Pero ahora bien, el acto ilocutivo, justo como la fuerza de la locución, es aquello que hace uno al decir, de tal modo que Austin y Serle diferencian entre los constatativos y los preformativos, y colocan a la promesa como modelo paradigmático de estos.  Ricoeur los define como “[...] enunciados en primera persona del singular del presente de indicativo y se refieren a acciones que dependen del que se compromete”, Ricœur, La metáfora viva, op.cit. p. 106. Ahora bien, cabe preguntar si lo elocutivo es causa o conscuencia de la locución, ¿pues no nos enfrentaremos en tal dilema a la reificación del habla en términos del lenguaje? La propia propuesta de la metahistórica finca la separación entre el modo de tramar y el modo de argumentar en función de la distinción entre acto locutivo y el acto ilocutivo, cuando el verdadero problema es justo el tema del referente, que para White siquiera lo es por estar asegurado al no cuestionarse nunca. El objeto intencional del acto elocutivo, que si bien con Austin y Serle podemos aceptar no afecta a la formulación del acto locutivo, sí interviene en el llamado “contexto” de la propia locución. Todo estriba en preguntar qué es esa fuerza de la enunciación que nos permite  “formalizar” el proceso productivo del habla en términos de los tropos en tanto modos generales de la producción enunciativa. Los modos, cualidades y  cantidades, pero sobre todo los efectos y la efectuación de la enunciación, serían justo lo pertinente a en un estudio de hermenéutica historiográfica.

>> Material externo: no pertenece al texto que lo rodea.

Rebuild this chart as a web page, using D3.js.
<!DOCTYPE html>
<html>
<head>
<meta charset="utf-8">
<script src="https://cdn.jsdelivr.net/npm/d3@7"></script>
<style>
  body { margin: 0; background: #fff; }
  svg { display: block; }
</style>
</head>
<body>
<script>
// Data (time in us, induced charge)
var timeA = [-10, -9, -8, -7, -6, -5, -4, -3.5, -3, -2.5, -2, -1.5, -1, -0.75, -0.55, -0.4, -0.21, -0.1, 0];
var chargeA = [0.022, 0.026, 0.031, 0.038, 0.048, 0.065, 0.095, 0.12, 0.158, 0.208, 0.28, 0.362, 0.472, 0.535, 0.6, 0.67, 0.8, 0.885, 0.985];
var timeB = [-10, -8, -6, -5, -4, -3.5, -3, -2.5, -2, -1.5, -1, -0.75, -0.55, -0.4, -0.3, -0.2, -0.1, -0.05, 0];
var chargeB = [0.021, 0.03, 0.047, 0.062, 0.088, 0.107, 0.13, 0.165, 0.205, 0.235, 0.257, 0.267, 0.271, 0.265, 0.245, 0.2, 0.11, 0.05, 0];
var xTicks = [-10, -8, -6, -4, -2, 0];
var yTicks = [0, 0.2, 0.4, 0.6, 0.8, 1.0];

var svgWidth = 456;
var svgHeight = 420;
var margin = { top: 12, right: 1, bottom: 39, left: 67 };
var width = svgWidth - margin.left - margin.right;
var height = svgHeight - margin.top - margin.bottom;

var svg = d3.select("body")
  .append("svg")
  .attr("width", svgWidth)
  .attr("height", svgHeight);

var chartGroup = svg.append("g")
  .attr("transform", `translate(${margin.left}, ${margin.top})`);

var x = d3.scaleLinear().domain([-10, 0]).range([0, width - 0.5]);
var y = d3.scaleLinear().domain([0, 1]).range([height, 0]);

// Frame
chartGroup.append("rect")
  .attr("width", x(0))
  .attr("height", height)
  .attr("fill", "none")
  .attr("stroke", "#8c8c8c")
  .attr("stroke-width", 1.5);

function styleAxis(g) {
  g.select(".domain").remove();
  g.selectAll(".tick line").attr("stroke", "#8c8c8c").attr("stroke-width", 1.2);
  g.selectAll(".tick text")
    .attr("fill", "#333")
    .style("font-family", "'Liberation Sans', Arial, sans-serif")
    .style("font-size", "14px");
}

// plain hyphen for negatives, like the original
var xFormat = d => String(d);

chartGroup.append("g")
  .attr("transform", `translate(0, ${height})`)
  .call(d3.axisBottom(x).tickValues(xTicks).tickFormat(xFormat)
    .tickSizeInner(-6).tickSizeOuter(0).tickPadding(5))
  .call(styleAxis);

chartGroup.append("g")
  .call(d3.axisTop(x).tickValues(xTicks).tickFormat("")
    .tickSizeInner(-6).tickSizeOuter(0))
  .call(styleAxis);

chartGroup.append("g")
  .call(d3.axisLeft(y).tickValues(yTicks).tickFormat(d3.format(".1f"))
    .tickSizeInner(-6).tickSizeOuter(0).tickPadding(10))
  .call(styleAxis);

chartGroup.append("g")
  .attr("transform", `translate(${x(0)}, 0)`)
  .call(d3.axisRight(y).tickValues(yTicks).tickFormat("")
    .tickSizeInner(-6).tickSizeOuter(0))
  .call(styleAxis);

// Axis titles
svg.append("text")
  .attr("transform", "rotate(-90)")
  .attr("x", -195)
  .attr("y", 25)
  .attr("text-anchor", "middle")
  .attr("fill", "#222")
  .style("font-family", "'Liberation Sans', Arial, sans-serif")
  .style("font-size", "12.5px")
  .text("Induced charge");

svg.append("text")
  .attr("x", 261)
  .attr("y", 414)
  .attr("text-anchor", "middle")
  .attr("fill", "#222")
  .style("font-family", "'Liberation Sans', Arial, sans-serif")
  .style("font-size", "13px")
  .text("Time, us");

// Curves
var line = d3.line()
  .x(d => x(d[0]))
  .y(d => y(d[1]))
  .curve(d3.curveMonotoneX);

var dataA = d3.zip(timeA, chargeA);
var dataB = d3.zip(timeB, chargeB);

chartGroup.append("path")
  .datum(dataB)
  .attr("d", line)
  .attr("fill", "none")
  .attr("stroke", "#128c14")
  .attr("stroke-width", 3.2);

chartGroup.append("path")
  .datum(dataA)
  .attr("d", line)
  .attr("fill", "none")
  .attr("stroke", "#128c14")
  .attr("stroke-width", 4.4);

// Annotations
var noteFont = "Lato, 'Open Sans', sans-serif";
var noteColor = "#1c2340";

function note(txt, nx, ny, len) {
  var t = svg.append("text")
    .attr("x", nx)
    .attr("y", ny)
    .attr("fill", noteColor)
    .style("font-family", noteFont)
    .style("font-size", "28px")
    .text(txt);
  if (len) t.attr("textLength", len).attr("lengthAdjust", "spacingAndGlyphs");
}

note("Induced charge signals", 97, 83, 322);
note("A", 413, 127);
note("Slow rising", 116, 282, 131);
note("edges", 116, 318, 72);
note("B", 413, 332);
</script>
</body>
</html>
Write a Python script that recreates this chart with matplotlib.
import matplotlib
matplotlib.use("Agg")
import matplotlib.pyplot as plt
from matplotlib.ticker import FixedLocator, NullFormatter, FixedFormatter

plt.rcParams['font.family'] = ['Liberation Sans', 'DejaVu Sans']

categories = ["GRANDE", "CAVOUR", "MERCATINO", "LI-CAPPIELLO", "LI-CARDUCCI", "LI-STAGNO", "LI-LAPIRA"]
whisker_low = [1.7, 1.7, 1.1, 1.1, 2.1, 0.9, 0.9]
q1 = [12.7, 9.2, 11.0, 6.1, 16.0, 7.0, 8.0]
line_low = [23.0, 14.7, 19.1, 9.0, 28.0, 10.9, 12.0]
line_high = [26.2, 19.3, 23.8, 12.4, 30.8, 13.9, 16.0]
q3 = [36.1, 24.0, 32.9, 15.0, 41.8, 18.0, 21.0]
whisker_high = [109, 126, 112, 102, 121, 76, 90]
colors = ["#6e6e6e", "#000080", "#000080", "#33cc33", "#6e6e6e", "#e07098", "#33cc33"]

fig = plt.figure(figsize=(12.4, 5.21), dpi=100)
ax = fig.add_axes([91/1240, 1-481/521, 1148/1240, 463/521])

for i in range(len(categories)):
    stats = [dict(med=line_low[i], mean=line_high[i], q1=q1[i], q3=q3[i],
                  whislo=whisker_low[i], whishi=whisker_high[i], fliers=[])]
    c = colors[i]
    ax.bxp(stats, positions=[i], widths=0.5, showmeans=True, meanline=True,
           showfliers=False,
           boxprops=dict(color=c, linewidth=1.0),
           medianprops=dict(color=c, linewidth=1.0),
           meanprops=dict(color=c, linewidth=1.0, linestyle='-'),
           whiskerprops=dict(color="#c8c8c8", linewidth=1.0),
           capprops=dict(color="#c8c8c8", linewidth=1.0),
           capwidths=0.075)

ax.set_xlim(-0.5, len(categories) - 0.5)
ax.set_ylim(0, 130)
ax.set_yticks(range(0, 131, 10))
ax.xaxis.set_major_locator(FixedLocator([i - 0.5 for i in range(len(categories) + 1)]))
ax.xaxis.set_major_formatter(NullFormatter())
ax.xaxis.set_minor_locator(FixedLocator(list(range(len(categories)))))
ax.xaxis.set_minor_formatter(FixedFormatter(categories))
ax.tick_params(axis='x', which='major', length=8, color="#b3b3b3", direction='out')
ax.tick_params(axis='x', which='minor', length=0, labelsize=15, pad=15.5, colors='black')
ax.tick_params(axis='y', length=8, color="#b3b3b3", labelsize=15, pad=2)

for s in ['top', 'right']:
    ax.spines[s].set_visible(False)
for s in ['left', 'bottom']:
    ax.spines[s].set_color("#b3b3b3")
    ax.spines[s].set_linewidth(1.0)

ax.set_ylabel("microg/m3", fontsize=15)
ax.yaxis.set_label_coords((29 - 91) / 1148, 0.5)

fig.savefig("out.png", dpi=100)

[11] ¿Qué es la organización, qué es el orden del discurso? Aquí podemos identificar la posición de Foucault con respecto a  las dos grandes tradiciones de estudio de los procesos del lenguaje: las teorías que ubican al uso como natural y aquellas que lo estipulan desde la convención o el pacto social. El propio Foucault admitió sin embargo que en un momento, persiguió el estudio trascendental de la producción del discurso. Declara en tal sentido: “Pero en realidad ¿de qué he hablado hasta aquí? [...] me pregunto si en el curso de mi estudio no he cambiado de orientación, si no he sustituido por otra búsqueda el horizonte primero; si, al analizar ‘objetos’ o ‘conceptos’, y con mayor razón ‘estrategias’, seguía hablando de los enunciados; si los cuatro conjuntos de reglas por los que yo caracterizaba una formación discursiva definen bien unos grupos de enunciados.” ibidem, p. 132.
[12] Ibidem, p, 135.
[13] “Y el espacio de las semejanzas inmediatas se convierte en un gran libro abierto; está plagado de grafismos; todo  a lo largo de la página se ven figuras extrañas que se entrecruzan y, a veces se repiten. Lo único que hay que hacer es descifrarlas.”, Foucault, Las palabras y las cosas, op.cit. p.35.
[14] Vid. Supra. N. 32. Aquello que hace el decir es justo el despliegue intencional o performatividad de estas prácticas referidas por Foucault.
[15]  Foucault, La arqueología del saber, op. cit p. 138. En tanto intencionalidad Cfr. Edmund Husserl, “Intencion significativa y cumplimiento significativo” en Investigaciones lógicas II, Madrid, Alianza Editorial, 1999, p. 605- 633. así como,  Ricœur, La metáfora viva, op. Cit. p. 107-108.
[16] A tal respecto, en la contra-pregunta por la posesión de categorías y estrategias discursivas o argumentativas, requeriríamos comprender la situación desde su constitución netamente histórica. Al respecto cabría realizar las siguientes preguntas: ¿cómo iniciaron las teorías y las estrategias de la rebatibilidad? Es decir, ¿cómo iniciaron las doctrinas erísticas y mayéuticas de la antigua Grecía? ¿Cómo en la estipulación de la verdad y de los primeros principios comienza la filosofía griega?, y ¿cómo desde Platón y Aristóteles es que finalmente es posible la construcción de una gramática, una retórica y una dialéctica, dispositivo de verdad que a la postre constituirían el núcleo de la enseñanza del Trivium durante la edad medía? Pues  resulta que la exclusión de la poesía de la República de Platón así como la posibilidad del tratamiento analítico de Aristóteles para con la Poética se construye justo en el tránsito de los siglos VI al siglo IV a.C.
[17] Dice Foucault en el primer volumen de la Historia de la sexualiad: “la ‘economía’ de los discursos, quiero decir su tecnología intrínseca, las necesidades de funcionamiento, las tácticas que ponen en acción, los efectos de poder que los subtienden y que conllevan –es esto y no un sistema de representaciones lo que determina los caracteres fundamentales que lo dice”, Historia de la sexualidad. I.- La voluntad de saber, México, Siglo XIX, 2000, p. 86. Para nosotros, a pesar  de lo que diga Focuault, todo eso implicado en términos de “economía” es justo el “sistema de representaciones”.